Somatic education can be defined as “the use of sensory-motor learning to gain greater voluntary control of one’s physiological process.” While this conference is a meeting of Licensed Andover Educators, affiliates, and other guests with a strong passion for the Body Mapping technique, other somatic practices were acknowledged and explored. As part of the conference, there was a Morning Movement Session in which a Feldenkrais instructor led us through an Awareness Through Movement (ATM) session, which encouraged fluid movement and inclusive awareness of such. There was a seminar discussing Core Movement Integration (CMI) which likens back to aspects of the Alexander Technique and provides systematic, structured building blocks to quality movement called “pathways.”
By expanding my awareness of different somatic practices, I realized they all work towards the same goal, but take different paths to get there. Taking a Feldenkrais ATM session, I was able to work on my inclusive awareness (a major principle of Body Mapping) of my whole body and the kinesthetic feeling of quality, fluid movement. Participating in the CMI seminar allowed me to explore different types of movement in relation to picking up, holding, and playing the flute.

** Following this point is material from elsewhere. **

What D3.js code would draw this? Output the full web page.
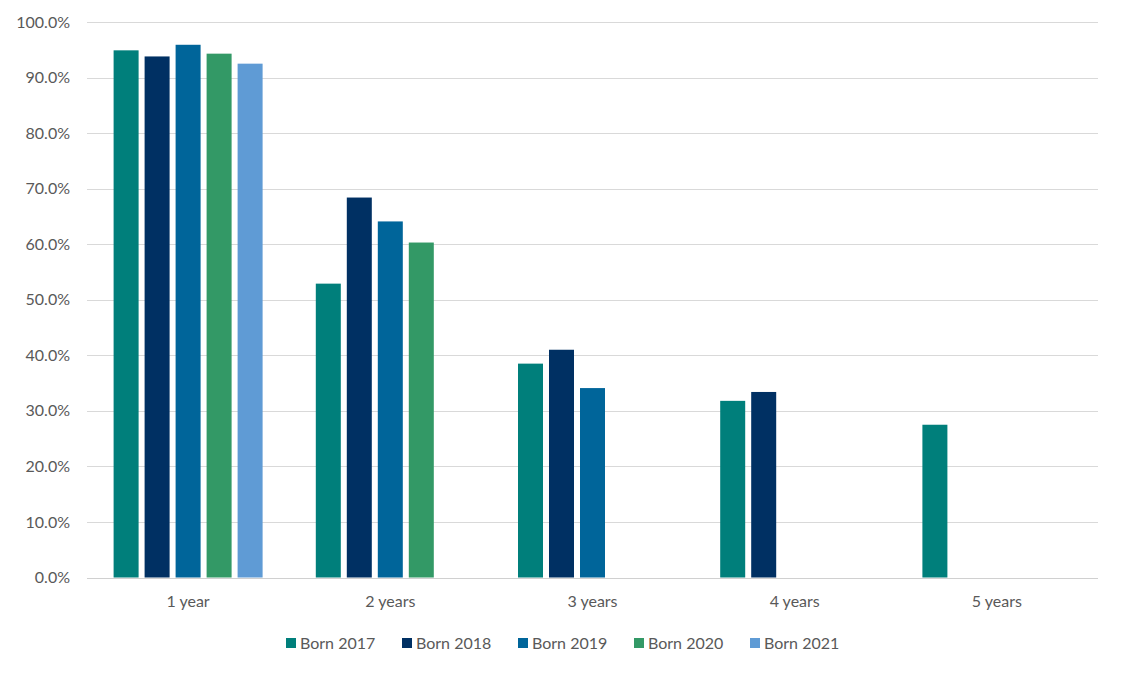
<!DOCTYPE html>
<html>
<head>
<meta charset="utf-8">
<script src="https://cdn.jsdelivr.net/npm/d3@7"></script>
<style>
  html, body { margin: 0; padding: 0; background: #fff; }
  svg text { font-family: Lato, "Open Sans", sans-serif; fill: #595959; }
</style>
</head>
<body>
<svg id="chart" width="1121" height="673"></svg>
<script>
const categories = ["1 year", "2 years", "3 years", "4 years", "5 years"];
const series = ["Born 2017", "Born 2018", "Born 2019", "Born 2020", "Born 2021"];
const born2017 = [94.9, 52.9, 38.5, 31.8, 27.5];
const born2018 = [93.8, 68.4, 41.0, 33.4, null];
const born2019 = [95.9, 64.1, 34.1, null, null];
const born2020 = [94.3, 60.3, null, null, null];
const born2021 = [92.5, null, null, null, null];
const yTicks = [0, 10, 20, 30, 40, 50, 60, 70, 80, 90, 100];
const colors = ["#007F7B", "#003063", "#00659A", "#339966", "#5F9BD5"];

const values = [born2017, born2018, born2019, born2020, born2021];

const svg = d3.select("#chart");
const mLeft = 87, mRight = 1098, mTop = 22, mBottom = 577.5;

const y = d3.scaleLinear().domain([0, 100]).range([mBottom, mTop]);
const x0 = d3.scaleBand().domain(categories).range([mLeft, mRight]).padding(0);
const groupW = 149;
const x1 = d3.scaleBand().domain(series).range([0, groupW]).paddingInner(6 / 31).paddingOuter(0);
const color = d3.scaleOrdinal().domain(series).range(colors);

// gridlines
svg.append("g").selectAll("line").data(yTicks).join("line")
  .attr("x1", mLeft).attr("x2", mRight)
  .attr("y1", d => Math.round(y(d)) + 0.5).attr("y2", d => Math.round(y(d)) + 0.5)
  .attr("stroke", "#d9d9d9").attr("stroke-width", 1);

// y labels
svg.append("g").selectAll("text").data(yTicks).join("text")
  .attr("x", 70).attr("y", d => y(d))
  .attr("dy", "0.35em").attr("text-anchor", "end")
  .style("font-size", "16px")
  .text(d => d3.format(".1f")(d) + "%");

// bars
const data = [];
categories.forEach((c, i) => series.forEach((s, j) => {
  if (values[j][i] != null) data.push({ c, s, v: values[j][i] });
}));
const off = (x0.bandwidth() - groupW) / 2;
svg.append("g").selectAll("rect").data(data).join("rect")
  .attr("x", d => x0(d.c) + off + x1(d.s))
  .attr("y", d => y(d.v))
  .attr("width", x1.bandwidth())
  .attr("height", d => y(0) - y(d.v))
  .attr("fill", d => color(d.s));

// baseline
svg.append("line").attr("x1", mLeft).attr("x2", mRight)
  .attr("y1", Math.round(y(0)) + 0.5).attr("y2", Math.round(y(0)) + 0.5)
  .attr("stroke", "#d0d0d0").attr("stroke-width", 1);

// x labels
svg.append("g").selectAll("text").data(categories).join("text")
  .attr("x", d => x0(d) + x0.bandwidth() / 2).attr("y", 607)
  .attr("text-anchor", "middle").style("font-size", "16px")
  .text(d => d);

// legend
const legendXs = [286, 402, 518, 634, 750];
const lg = svg.append("g").selectAll("g").data(series).join("g")
  .attr("transform", (d, i) => `translate(${legendXs[i]},643)`);
lg.append("rect").attr("x", 0).attr("y", -5).attr("width", 10).attr("height", 10)
  .attr("fill", d => color(d));
lg.append("text").attr("x", 14).attr("y", 0).attr("dy", "0.35em")
  .style("font-size", "16px").text(d => d);
</script>
</body>
</html>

While I have more experience with Body Mapping and it is my preferred practice, my willingness to be open to and learn from multiple somatic practices has expanded my knowledge bank and has given me more tools to better equip myself with more ways to improve my overall balance and quality of movement. This is true not just in relation to music making but in my everyday life as well.
Embodiment is a Lifelong Journey.
As with music, the journey to embody (or fully express) the tenants of Body Mapping is a lifelong practice, there is always something to be learn. There is always another stone turnover. As previously stated, I spent awhile relearning my own body maps (or understanding of my own anatomical structures in relation to size, shape, location, and function). Furthermore, I used these retrained body maps to teach myself how to properly stand and sit balanced to avoid pain and injury. However, after going to the seminar on CMI, I was blown away by experimenting with types of full body movements I could use while playing. The realization that balance is dynamic and not static blew my mind. I also learned a great deal when I played for Amy Likar, the current president of Andover Educators, in a masterclass. She told me that learning a passage of music is not just about notes, fingerings, rhythm, and sound, but it is also about using your whole-body awareness to live in or embody the quality and type of movement required to achieve the desired musical effect. The masterclass was video recorded, and I had the biggest “lightbulb moment” when I played an ornamented passage from Telemann’s Fantasia for Solo Flute in B minor perfectly. I surprised myself with my ability to move freely however I chose while playing. True to the supportive and generous nature of the Andover Educators, my success was met with overwhelming kindness and applause.
While I have made significant strides since my first encounter with Body Mapping in June 2016, my journey is far from over, and is a process I will continue to explore for the rest of my life. The Andover Educators is an organization committed to their work, and they are driven by a belief in their practice and the relentless desire to help other musicians succeed and find freedom in music-making. Attending this conference broadened my circle of friends in the music community and solidified my desire to be more deeply involved in an organization whose technique altered the course of my music career. I would not be where I am today had it not been for the Body Mapping technique and the loving and patient guidance of my mentors in the organization.